Meat and Endometriosis

July 21, 2004

In this study women who ate the most servings of green vegetables had a 70% reduction in the risk of developing endometriosis. Eating the most fresh fruit gave a 40% risk reduction. Women who ate the most red meat had a doubling of their risk of developing endometriosis, while eating ham also increased their risk. The study appears in the July 15th issue of Human Reproduction.

Soy Intake Decreases the Risk of Hysterectomy

In a study of 1172 premenopausal women aged 35 to 54 followed for 6 years in Japan, consuming soy decreased the risk of hysterectomy and diagnoses leading to hysterectomy. The study was published in the European Journal of Clinical Nutrition, September 2001.

Hepatitis C Linked to Non-Hodgkin's Lymphoma

Hepatitis C infection almost doubled the risk of developing non-Hodgkin's lymphoma, (cancer of the lymph nodes). Researchers noted high incidences of hepatitis-C among lymphoma patients. The study is published in the August 10th issue of the International Journal of Cancer.

Permanent Hair Dyes and Leukemia

People who used permanent hair dyes before 1980, approximately the time the FDA banned certain cancer causing substances in hair dyes, have a slightly higher risk of developing leukemia. The adults used the permanent hair dyes one or more times a year, for 15 years or more. The study is published in the July 1st issue of the American

Green Tea and Cigarette Smoke

Mice exposed to tobacco carcinogens developed significantly fewer lung tumors when given EGCG, green teas major polyphenol. EGCG also prevented free radical damage and inflammation in their lungs. The study appears in Food Chem. and Toxicology, August 2002.

Silent Stroke and Memory

A silent stroke is a stroke that causes real brain damage but lacks the common symptoms of a stroke such as paralysis or weakness on one side of the body, speech problems, or vision changes. Apparently these silent strokes are very common especially in subjects with high blood pressure. Researchers examined 267 individuals between the ages of 65 and 83 who lived at home. After inspecting their brains with MRI it was found that 12.7% had suffered silent stroke(s). The stroke sufferers had weaker mental function, slower mental reaction time, poorer memory, and poorer physical performance than those free of stroke. Journal of the American Geriatrics Society, July 2004.

Commentary by Jerry Hickey, R.Ph

Dr. J Saver, a neurologist at the University of California-Los Angeles Stroke Center states that there are 20 silent strokes occurring each year in this country for every stroke with symptoms. Studies show that silent strokes are quite common. The silent stroke usually means that the blockage of blood flow took place in a less important part of the brain in relation to walking and talking. This doesn't mean that it will not contribute to brain damage in the next five years. Protect your brain; eat your fruit and vegetables, exercise, eat fish (see our study on fish - June 25th), treat high blood pressure. L-Theanine aids stress, Vinpocetine aids brain circulation and utilization of energy, GliSODin, L-Carnosine, and Glutathione, Resveratrol, EGCG, Fish Oils, Vitamin C, the complete combination of vitamin E, and Turmeric act as major defenders of healthy brain tissue.

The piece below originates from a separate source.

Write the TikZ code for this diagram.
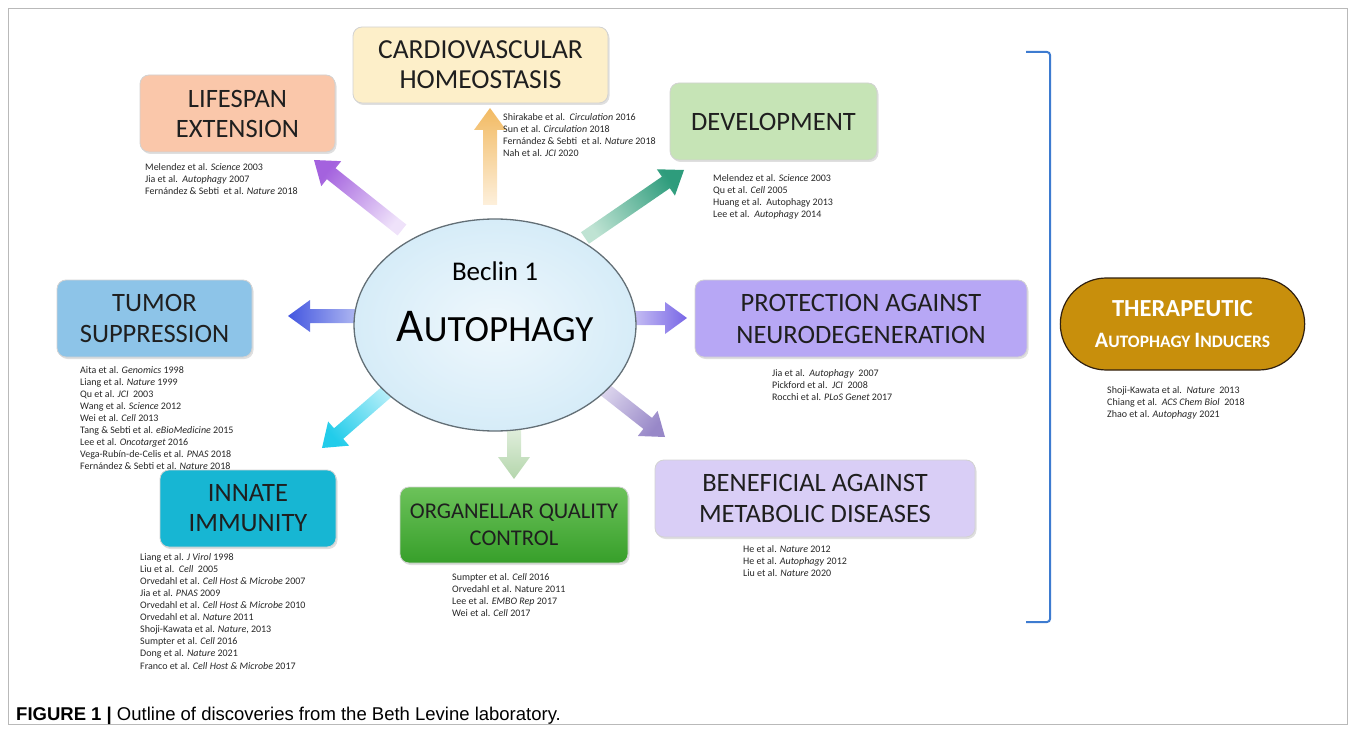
\documentclass[tikz,border=0pt]{standalone}
\usepackage{fontspec}
\setmainfont{Carlito}
\newfontfamily\capfont{Liberation Sans}
\usetikzlibrary{calc,shapes.geometric,shapes.misc,shadows,arrows.meta}
\newcommand{\sz}[2]{\fontsize{#1}{#2}\selectfont}
% block arrow: base, tip, light colour, dark colour, shading angle
\newcommand{\blockarrow}[5]{%
  \coordinate (#1h) at ($(#2)!22pt!(#1)$);
  \shade[bottom color=#3, top color=#4, shading angle=#5]
    ($(#1)!7pt!90:(#2)$) -- ($(#1h)!7pt!-90:(#1)$) -- ($(#1h)!16pt!-90:(#1)$) --
    (#2) -- ($(#1h)!16pt!90:(#1)$) -- ($(#1h)!7pt!90:(#1)$) -- ($(#1)!7pt!-90:(#2)$) -- cycle;
}
\definecolor{cLife}{HTML}{FAC7AA}
\definecolor{cCardio}{HTML}{FDEFC9}
\definecolor{cDev}{HTML}{C6E4B6}
\definecolor{cProt}{HTML}{B7A7F5}
\definecolor{cBen}{HTML}{D9CEF6}
\definecolor{cOrgT}{HTML}{6CC25A}
\definecolor{cOrgB}{HTML}{379F2A}
\definecolor{cInn}{HTML}{17B6D3}
\definecolor{cTum}{HTML}{8DC4E8}
\definecolor{cTher}{HTML}{C88F0C}
\definecolor{cBracket}{HTML}{3D7BD0}
\definecolor{cCore}{HTML}{D6ECF8}
% arrow colours
\definecolor{aLifeL}{HTML}{EFE2FA}\definecolor{aLifeD}{HTML}{A462DE}
\definecolor{aCarL}{HTML}{FDF0DC}\definecolor{aCarD}{HTML}{F2BA62}
\definecolor{aDevL}{HTML}{BFE3D3}\definecolor{aDevD}{HTML}{2E9C7C}
\definecolor{aProL}{HTML}{CBC4F4}\definecolor{aProD}{HTML}{7866E6}
\definecolor{aBenL}{HTML}{E2DCF0}\definecolor{aBenD}{HTML}{9888C8}
\definecolor{aOrgL}{HTML}{E6F1E2}\definecolor{aOrgD}{HTML}{B4D6AC}
\definecolor{aInnL}{HTML}{C4F2FA}\definecolor{aInnD}{HTML}{22CCEA}
\definecolor{aTumL}{HTML}{B4BCF2}\definecolor{aTumD}{HTML}{4356E0}
\tikzset{
  box/.style={rectangle, rounded corners=9pt, draw=gray!35, line width=0.8pt, align=center,
    text=black!88, inner sep=0pt, drop shadow={shadow xshift=1.5pt, shadow yshift=-2pt, opacity=0.25}},
  refs/.style={anchor=north west, align=left, inner sep=0pt, text=black!85, font=\sz{10}{12.1}},
}
\begin{document}
\begin{tikzpicture}[x=1pt,y=-1pt]
\useasboundingbox (0,0) rectangle (1355,730);
\draw[gray!55, line width=0.8pt] (8,8) rectangle (1347,724);

% arrows (drawn below the central ellipse)
\coordinate (bLife) at (402,230);  \coordinate (tLife) at (314,160);
\coordinate (bCar) at (490,205);   \coordinate (tCar) at (490,108);
\coordinate (bDev) at (585,238);   \coordinate (tDev) at (684,170);
\coordinate (bPro) at (630,318);   \coordinate (tPro) at (687,318);
\coordinate (bBen) at (595,382);   \coordinate (tBen) at (665,437);
\coordinate (bOrg) at (514,422);   \coordinate (tOrg) at (514,479);
\coordinate (bInn) at (398,382);   \coordinate (tInn) at (322,448);
\coordinate (bTum) at (360,316);   \coordinate (tTum) at (288,316);
\blockarrow{bLife}{tLife}{aLifeL}{aLifeD}{51.7}
\blockarrow{bCar}{tCar}{aCarL}{aCarD}{0}
\blockarrow{bDev}{tDev}{aDevL}{aDevD}{-55.5}
\blockarrow{bPro}{tPro}{aProL}{aProD}{-90}
\blockarrow{bBen}{tBen}{aBenL}{aBenD}{-127.9}
\blockarrow{bOrg}{tOrg}{aOrgL}{aOrgD}{-180}
\blockarrow{bInn}{tInn}{aInnL}{aInnD}{130.9}
\blockarrow{bTum}{tTum}{aTumL}{aTumD}{90}

% central ellipse
\node[ellipse, minimum width=282pt, minimum height=212pt, inner color=white!60!cCore, outer color=cCore,
  draw=gray!70!cyan!60!black, line width=1.3pt] (core) at (495,325) {};
\node[font=\sz{27}{30}] (beclin) at (495,271) {Beclin 1};
\node[font=\sz{47}{49}] (autoph) at (495,327) {A\sz{37}{39}UTOPHAGY};

% boxes
\node[box, fill=cLife, minimum width=195pt, minimum height=77pt, font=\sz{26.5}{30}] (life) at (237.5,113.5) {LIFESPAN\\EXTENSION};
\node[box, fill=cCardio, minimum width=255pt, minimum height=76pt, font=\sz{27.5}{30}] (cardio) at (480.5,65) {CARDIOVASCULAR\\HOMEOSTASIS};
\node[box, fill=cDev, minimum width=207pt, minimum height=77pt, font=\sz{26.5}{30}] (dev) at (773.5,121.5) {DEVELOPMENT};
\node[box, fill=cProt, minimum width=332pt, minimum height=77pt, font=\sz{26.5}{32}] (prot) at (861,318.5) {PROTECTION AGAINST\\NEURODEGENERATION};
\node[box, fill=cBen, minimum width=320pt, minimum height=77pt, font=\sz{26.5}{31}] (ben) at (815,498.5) {BENEFICIAL AGAINST\\METABOLIC DISEASES};
\node[box, top color=cOrgT, bottom color=cOrgB, minimum width=228pt, minimum height=76pt, font=\sz{22.5}{27}] (org) at (514,525) {ORGANELLAR QUALITY\\CONTROL};
\node[box, fill=cInn, minimum width=176pt, minimum height=77pt, font=\sz{26.5}{30}] (inn) at (248,508.5) {INNATE\\IMMUNITY};
\node[box, fill=cTum, minimum width=195pt, minimum height=77pt, font=\sz{26.5}{31}] (tum) at (154.5,318.5) {TUMOR\\SUPPRESSION};

% therapeutic
\node[rounded rectangle, fill=cTher, draw=black!75!brown, line width=1.2pt, minimum width=251pt, minimum height=92pt,
  align=center, text=white, font=\bfseries\sz{24.5}{31}] (ther) at (1182.5,324)
  {THERAPEUTIC\\{\sz{22}{24}A\sz{17.5}{20}UTOPHAGY \sz{22}{24}I\sz{17.5}{20}NDUCERS}};

% bracket
\coordinate (brTop) at (1026,52);
\coordinate (brBot) at (1026,622);
\draw[cBracket, line width=2pt, rounded corners=3pt] (brTop) -- (1050,52) -- (1050,622) -- (brBot);

% references
\node[refs] (rLife) at (145,163) {Melendez et al. \textit{Science} 2003\\Jia et al.\ \ \textit{Autophagy} 2007\\Fernández \& Sebti\ \ et al. \textit{Nature} 2018};
\node[refs] (rCar) at (503,113) {Shirakabe et al.\ \ \textit{Circulation} 2016\\Sun et al. \textit{Circulation} 2018\\Fernández \& Sebti\ \ et al. \textit{Nature} 2018\\Nah et al. \textit{JCI} 2020};
\node[refs] (rDev) at (713,174) {Melendez et al. \textit{Science} 2003\\Qu et al. \textit{Cell} 2005\\Huang et al.\ \ Autophagy 2013\\Lee et al.\ \ \textit{Autophagy} 2014};
\node[refs] (rTum) at (80,366) {Aita et al. \textit{Genomics} 1998\\Liang et al. \textit{Nature} 1999\\Qu et al. \textit{JCI}\ \ 2003\\Wang et al. \textit{Science} 2012\\Wei et al. \textit{Cell} 2013\\Tang \& Sebti et al. \textit{eBioMedicine} 2015\\Lee et al. \textit{Oncotarget} 2016\\Vega-Rubín-de-Celis et al. \textit{PNAS} 2018\\Fernández \& Sebti et al. \textit{Nature} 2018};
\node[refs] (rInn) at (140,553) {Liang et al. \textit{J Virol} 1998\\Liu et al.\ \ \textit{Cell}\ \ 2005\\Orvedahl et al. \textit{Cell Host \& Microbe} 2007\\Jia et al. \textit{PNAS} 2009\\Orvedahl et al. \textit{Cell Host \& Microbe} 2010\\Orvedahl et al. \textit{Nature} 2011\\Shoji-Kawata et al. \textit{Nature}, 2013\\Sumpter et al. \textit{Cell} 2016\\Dong et al. \textit{Nature} 2021\\Franco et al. \textit{Cell Host \& Microbe} 2017};
\node[refs] (rOrg) at (452,573) {Sumpter et al. \textit{Cell} 2016\\Orvedahl et al. Nature 2011\\Lee et al. \textit{EMBO Rep} 2017\\Wei et al. \textit{Cell} 2017};
\node[refs] (rPro) at (772,369) {Jia et al.\ \ \textit{Autophagy}\ \ 2007\\Pickford et al.\ \ \textit{JCI}\ \ 2008\\Rocchi et al. \textit{PLoS Genet} 2017};
\node[refs] (rBen) at (743,545) {He et al. \textit{Nature} 2012\\He et al. \textit{Autophagy} 2012\\Liu et al. \textit{Nature} 2020};
\node[refs] (rTher) at (1107,386) {Shoji-Kawata et al.\ \ \textit{Nature}\ \ 2013\\Chiang et al.\ \ \textit{ACS Chem Biol}\ \ 2018\\Zhao et al. \textit{Autophagy} 2021};

% caption
\node[anchor=west, inner sep=0pt, font=\capfont\sz{18.5}{20}] (caption) at (16,716)
  {\textbf{FIGURE 1 |} Outline of discoveries from the Beth Levine laboratory.};
\end{tikzpicture}
\end{document}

Diet and Physical Activity may help Prevent Alzheimer's

Eating vegetables, especially broccoli and spinach, staying active mentally, staying social, and keeping fit and trim helps prevent or delay Alzheimer's disease. Researchers at the Karolinska Institute in Stockholm followed 776 men and women 75 years of age or older for over six years. Those who kept mentally active (crossword puzzles, reading, etc), and were socially active, (seeing friends, traveling, etc), decreased their risk of developing Alzheimer's by about 30% compared to socially isolated, inactive seniors. A second study at the Karolinska Institute shows that being overweight or obese in your 50's doubles your risk of developing Alzheimer's. If you were obese with high blood pressure and high cholesterol in your fifties you increased your risk by almost 600%. In a study at Harvard Medical School, women who eat more green leafy vegetables, especially cruciferous vegetables and spinach slowed the onset of Alzheimer's by about 2 years. The three studies were presented at the 9th International Conference on Alzheimer's Disease and Related Dementias.